Collected data —

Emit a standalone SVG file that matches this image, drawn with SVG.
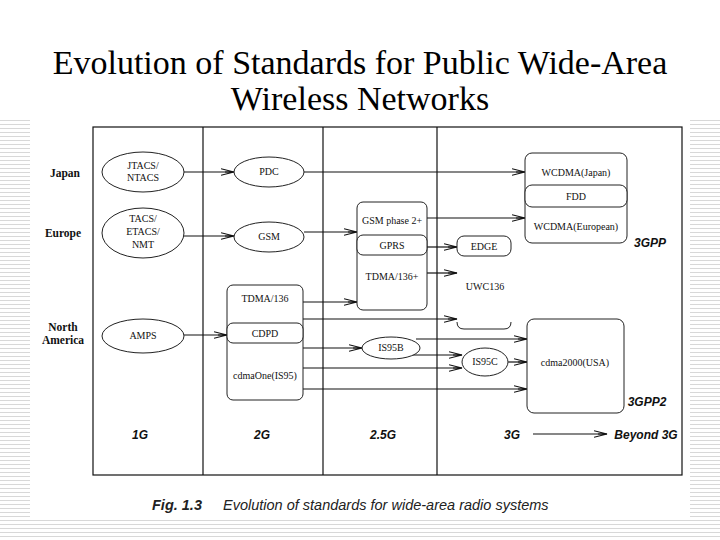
<svg xmlns="http://www.w3.org/2000/svg" width="720" height="540" viewBox="0 0 720 540">
<defs>
<pattern id="stripes" width="8" height="4" patternUnits="userSpaceOnUse"><rect width="8" height="4" fill="#fff"/><line x1="0" y1="0.5" x2="8" y2="0.5" stroke="#d8d8d8" stroke-width="1"/></pattern>
<marker id="ah" markerWidth="14" markerHeight="8" refX="13" refY="4" orient="auto" markerUnits="userSpaceOnUse"><path d="M0,0.8 L13,4 L0,7.2 M4,4 L13,4" fill="none" stroke="#111" stroke-width="1.1"/></marker>
<style>
.ln{stroke:#111;stroke-width:1.2;fill:none}
.sh{stroke:#222;stroke-width:1;fill:#fff}
.t{font-family:"Liberation Serif",serif;font-size:10px;fill:#111;text-anchor:middle}
.r{font-family:"Liberation Serif",serif;font-size:11.5px;font-weight:bold;fill:#111;text-anchor:middle}
.g{font-family:"Liberation Sans",sans-serif;font-size:12px;font-weight:bold;font-style:italic;fill:#111;text-anchor:middle}
.ti{font-family:"Liberation Serif",serif;font-size:34px;fill:#000;text-anchor:middle}
.cap{font-family:"Liberation Sans",sans-serif;font-size:14.5px;font-style:italic;fill:#222}
</style>
</defs>
<rect width="720" height="540" fill="url(#stripes)"/>
<rect x="0" y="0" width="720" height="118" fill="#fff"/>
<rect x="30" y="118" width="660" height="402" fill="#fff"/>
<text class="ti" x="360" y="74">Evolution of Standards for Public Wide-Area</text>
<text class="ti" x="360" y="110">Wireless Networks</text>

<g id="frame">
<rect x="93" y="127" width="589" height="348" class="ln"/>
<line x1="203" y1="127" x2="203" y2="475" class="ln"/>
<line x1="323" y1="127" x2="323" y2="475" class="ln"/>
<line x1="437" y1="127" x2="437" y2="475" class="ln"/>
</g>
<g id="rows">
<text class="r" x="65" y="177">Japan</text>
<text class="r" x="63" y="237">Europe</text>
<text class="r" x="63" y="331">North</text>
<text class="r" x="63" y="344">America</text>
</g>

<g id="connectors">
<line x1="184" y1="172" x2="234" y2="172" class="ln" marker-end="url(#ah)"/>
<line x1="184" y1="236" x2="234" y2="236" class="ln" marker-end="url(#ah)"/>
<line x1="304" y1="172" x2="525" y2="172" class="ln" marker-end="url(#ah)"/>
<line x1="304" y1="232" x2="357" y2="232" class="ln" marker-end="url(#ah)"/>
<line x1="427" y1="218" x2="525" y2="218" class="ln" marker-end="url(#ah)"/>
<line x1="427" y1="247" x2="457" y2="247" class="ln" marker-end="url(#ah)"/>
<line x1="427" y1="273" x2="457" y2="273" class="ln" marker-end="url(#ah)"/>
<line x1="303" y1="302" x2="357" y2="302" class="ln" marker-end="url(#ah)"/>
<line x1="184" y1="335" x2="227" y2="335" class="ln" marker-end="url(#ah)"/>
<line x1="303" y1="319" x2="457" y2="319" class="ln" marker-end="url(#ah)"/>
<line x1="303" y1="348" x2="362" y2="348" class="ln" marker-end="url(#ah)"/>
<line x1="303" y1="368" x2="462" y2="368" class="ln" marker-end="url(#ah)"/>
<line x1="303" y1="389" x2="527" y2="389" class="ln" marker-end="url(#ah)"/>
<line x1="416" y1="339" x2="527" y2="339" class="ln" marker-end="url(#ah)"/>
<line x1="410" y1="355" x2="462" y2="355" class="ln" marker-end="url(#ah)"/>
<line x1="508" y1="362" x2="527" y2="362" class="ln" marker-end="url(#ah)"/>
<line x1="533" y1="434" x2="607" y2="434" class="ln" marker-end="url(#ah)"/>
</g>

<g id="jtacs"><ellipse cx="143" cy="172" rx="41" ry="20" class="sh"/><text class="t" x="143" y="169">JTACS/</text><text class="t" x="143" y="181">NTACS</text></g>
<g id="tacs"><ellipse cx="143" cy="233" rx="41" ry="25" class="sh"/><text class="t" x="143" y="222">TACS/</text><text class="t" x="143" y="235">ETACS/</text><text class="t" x="143" y="248">NMT</text></g>
<g id="amps"><ellipse cx="143" cy="336" rx="41" ry="17" class="sh"/><text class="t" x="143" y="339">AMPS</text></g>
<g id="pdc"><ellipse cx="269" cy="172" rx="35" ry="15" class="sh"/><text class="t" x="269" y="175">PDC</text></g>
<g id="gsm"><ellipse cx="269" cy="237" rx="35" ry="15" class="sh"/><text class="t" x="269" y="240">GSM</text></g>
<g id="na2g">
<rect x="227" y="285" width="76" height="115" rx="6" class="sh"/>
<rect x="227" y="323" width="76" height="20" rx="6" class="sh"/>
<text class="t" x="265" y="302">TDMA/136</text>
<text class="t" x="265" y="337">CDPD</text>
<text class="t" x="265" y="379" font-size="9">cdmaOne(IS95)</text>
</g>
<g id="gsm25">
<rect x="357" y="202" width="70" height="108" rx="6" class="sh"/>
<rect x="357" y="235" width="70" height="20" rx="6" class="sh"/>
<text class="t" x="392" y="224">GSM phase 2+</text>
<text class="t" x="392" y="249">GPRS</text>
<text class="t" x="392" y="280">TDMA/136+</text>
</g>
<g id="edge"><rect x="457" y="236" width="54" height="20" rx="7" class="sh"/><text class="t" x="484" y="250">EDGE</text></g>
<g id="uwc"><path d="M457,322 Q457,329 464,329 L504,329 Q511,329 511,322" class="sh" fill="none"/><text class="t" x="485" y="290">UWC136</text></g>
<g id="is95b"><ellipse cx="391" cy="348" rx="29" ry="11" class="sh"/><text class="t" x="391" y="351">IS95B</text></g>
<g id="is95c"><ellipse cx="485" cy="362" rx="23" ry="14" class="sh"/><text class="t" x="485" y="365" font-size="9">IS95C</text></g>
<g id="wcdma">
<rect x="525" y="153" width="102" height="90" rx="7" class="sh"/>
<rect x="525" y="185" width="102" height="22" rx="7" class="sh"/>
<text class="t" x="576" y="176">WCDMA(Japan)</text>
<text class="t" x="576" y="200">FDD</text>
<text class="t" x="576" y="230">WCDMA(European)</text>
</g>
<g id="cdma2000"><rect x="527" y="319" width="97" height="94" rx="7" class="sh"/><text class="t" x="575" y="366" font-size="9">cdma2000(USA)</text></g>

<g id="labels">
<text class="g" x="650" y="247">3GPP</text>
<text class="g" x="647" y="406">3GPP2</text>
<text class="g" x="140" y="439">1G</text>
<text class="g" x="262" y="439">2G</text>
<text class="g" x="383" y="439">2.5G</text>
<text class="g" x="512" y="439">3G</text>
<text class="g" x="646" y="439">Beyond 3G</text>
</g>
<text class="cap" x="152" y="510"><tspan font-weight="bold">Fig. 1.3</tspan><tspan x="223">Evolution of standards for wide-area radio systems</tspan></text>
</svg>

Exercise aim —
Every line of the material is to be quoted exactly, with no pictures carried over.

Task output —
Emit a standalone SVG file that matches this image, drawn with SVG.
<svg xmlns="http://www.w3.org/2000/svg" width="720" height="540" viewBox="0 0 720 540">
<defs>
<pattern id="stripes" width="8" height="4" patternUnits="userSpaceOnUse"><rect width="8" height="4" fill="#fff"/><line x1="0" y1="0.5" x2="8" y2="0.5" stroke="#d8d8d8" stroke-width="1"/></pattern>
<marker id="ah" markerWidth="14" markerHeight="8" refX="13" refY="4" orient="auto" markerUnits="userSpaceOnUse"><path d="M0,0.8 L13,4 L0,7.2 M4,4 L13,4" fill="none" stroke="#111" stroke-width="1.1"/></marker>
<style>
.ln{stroke:#111;stroke-width:1.2;fill:none}
.sh{stroke:#222;stroke-width:1;fill:#fff}
.t{font-family:"Liberation Serif",serif;font-size:10px;fill:#111;text-anchor:middle}
.r{font-family:"Liberation Serif",serif;font-size:11.5px;font-weight:bold;fill:#111;text-anchor:middle}
.g{font-family:"Liberation Sans",sans-serif;font-size:12px;font-weight:bold;font-style:italic;fill:#111;text-anchor:middle}
.ti{font-family:"Liberation Serif",serif;font-size:34px;fill:#000;text-anchor:middle}
.cap{font-family:"Liberation Sans",sans-serif;font-size:14.5px;font-style:italic;fill:#222}
</style>
</defs>
<rect width="720" height="540" fill="url(#stripes)"/>
<rect x="0" y="0" width="720" height="118" fill="#fff"/>
<rect x="30" y="118" width="660" height="402" fill="#fff"/>
<text class="ti" x="360" y="74">Evolution of Standards for Public Wide-Area</text>
<text class="ti" x="360" y="110">Wireless Networks</text>

<g id="frame">
<rect x="93" y="127" width="589" height="348" class="ln"/>
<line x1="203" y1="127" x2="203" y2="475" class="ln"/>
<line x1="323" y1="127" x2="323" y2="475" class="ln"/>
<line x1="437" y1="127" x2="437" y2="475" class="ln"/>
</g>
<g id="rows">
<text class="r" x="65" y="177">Japan</text>
<text class="r" x="63" y="237">Europe</text>
<text class="r" x="63" y="331">North</text>
<text class="r" x="63" y="344">America</text>
</g>

<g id="connectors">
<line x1="184" y1="172" x2="234" y2="172" class="ln" marker-end="url(#ah)"/>
<line x1="184" y1="236" x2="234" y2="236" class="ln" marker-end="url(#ah)"/>
<line x1="304" y1="172" x2="525" y2="172" class="ln" marker-end="url(#ah)"/>
<line x1="304" y1="232" x2="357" y2="232" class="ln" marker-end="url(#ah)"/>
<line x1="427" y1="218" x2="525" y2="218" class="ln" marker-end="url(#ah)"/>
<line x1="427" y1="247" x2="457" y2="247" class="ln" marker-end="url(#ah)"/>
<line x1="427" y1="273" x2="457" y2="273" class="ln" marker-end="url(#ah)"/>
<line x1="303" y1="302" x2="357" y2="302" class="ln" marker-end="url(#ah)"/>
<line x1="184" y1="335" x2="227" y2="335" class="ln" marker-end="url(#ah)"/>
<line x1="303" y1="319" x2="457" y2="319" class="ln" marker-end="url(#ah)"/>
<line x1="303" y1="348" x2="362" y2="348" class="ln" marker-end="url(#ah)"/>
<line x1="303" y1="368" x2="462" y2="368" class="ln" marker-end="url(#ah)"/>
<line x1="303" y1="389" x2="527" y2="389" class="ln" marker-end="url(#ah)"/>
<line x1="416" y1="339" x2="527" y2="339" class="ln" marker-end="url(#ah)"/>
<line x1="410" y1="355" x2="462" y2="355" class="ln" marker-end="url(#ah)"/>
<line x1="508" y1="362" x2="527" y2="362" class="ln" marker-end="url(#ah)"/>
<line x1="533" y1="434" x2="607" y2="434" class="ln" marker-end="url(#ah)"/>
</g>

<g id="jtacs"><ellipse cx="143" cy="172" rx="41" ry="20" class="sh"/><text class="t" x="143" y="169">JTACS/</text><text class="t" x="143" y="181">NTACS</text></g>
<g id="tacs"><ellipse cx="143" cy="233" rx="41" ry="25" class="sh"/><text class="t" x="143" y="222">TACS/</text><text class="t" x="143" y="235">ETACS/</text><text class="t" x="143" y="248">NMT</text></g>
<g id="amps"><ellipse cx="143" cy="336" rx="41" ry="17" class="sh"/><text class="t" x="143" y="339">AMPS</text></g>
<g id="pdc"><ellipse cx="269" cy="172" rx="35" ry="15" class="sh"/><text class="t" x="269" y="175">PDC</text></g>
<g id="gsm"><ellipse cx="269" cy="237" rx="35" ry="15" class="sh"/><text class="t" x="269" y="240">GSM</text></g>
<g id="na2g">
<rect x="227" y="285" width="76" height="115" rx="6" class="sh"/>
<rect x="227" y="323" width="76" height="20" rx="6" class="sh"/>
<text class="t" x="265" y="302">TDMA/136</text>
<text class="t" x="265" y="337">CDPD</text>
<text class="t" x="265" y="379" font-size="9">cdmaOne(IS95)</text>
</g>
<g id="gsm25">
<rect x="357" y="202" width="70" height="108" rx="6" class="sh"/>
<rect x="357" y="235" width="70" height="20" rx="6" class="sh"/>
<text class="t" x="392" y="224">GSM phase 2+</text>
<text class="t" x="392" y="249">GPRS</text>
<text class="t" x="392" y="280">TDMA/136+</text>
</g>
<g id="edge"><rect x="457" y="236" width="54" height="20" rx="7" class="sh"/><text class="t" x="484" y="250">EDGE</text></g>
<g id="uwc"><path d="M457,322 Q457,329 464,329 L504,329 Q511,329 511,322" class="sh" fill="none"/><text class="t" x="485" y="290">UWC136</text></g>
<g id="is95b"><ellipse cx="391" cy="348" rx="29" ry="11" class="sh"/><text class="t" x="391" y="351">IS95B</text></g>
<g id="is95c"><ellipse cx="485" cy="362" rx="23" ry="14" class="sh"/><text class="t" x="485" y="365" font-size="9">IS95C</text></g>
<g id="wcdma">
<rect x="525" y="153" width="102" height="90" rx="7" class="sh"/>
<rect x="525" y="185" width="102" height="22" rx="7" class="sh"/>
<text class="t" x="576" y="176">WCDMA(Japan)</text>
<text class="t" x="576" y="200">FDD</text>
<text class="t" x="576" y="230">WCDMA(European)</text>
</g>
<g id="cdma2000"><rect x="527" y="319" width="97" height="94" rx="7" class="sh"/><text class="t" x="575" y="366" font-size="9">cdma2000(USA)</text></g>

<g id="labels">
<text class="g" x="650" y="247">3GPP</text>
<text class="g" x="647" y="406">3GPP2</text>
<text class="g" x="140" y="439">1G</text>
<text class="g" x="262" y="439">2G</text>
<text class="g" x="383" y="439">2.5G</text>
<text class="g" x="512" y="439">3G</text>
<text class="g" x="646" y="439">Beyond 3G</text>
</g>
<text class="cap" x="152" y="510"><tspan font-weight="bold">Fig. 1.3</tspan><tspan x="223">Evolution of standards for wide-area radio systems</tspan></text>
</svg>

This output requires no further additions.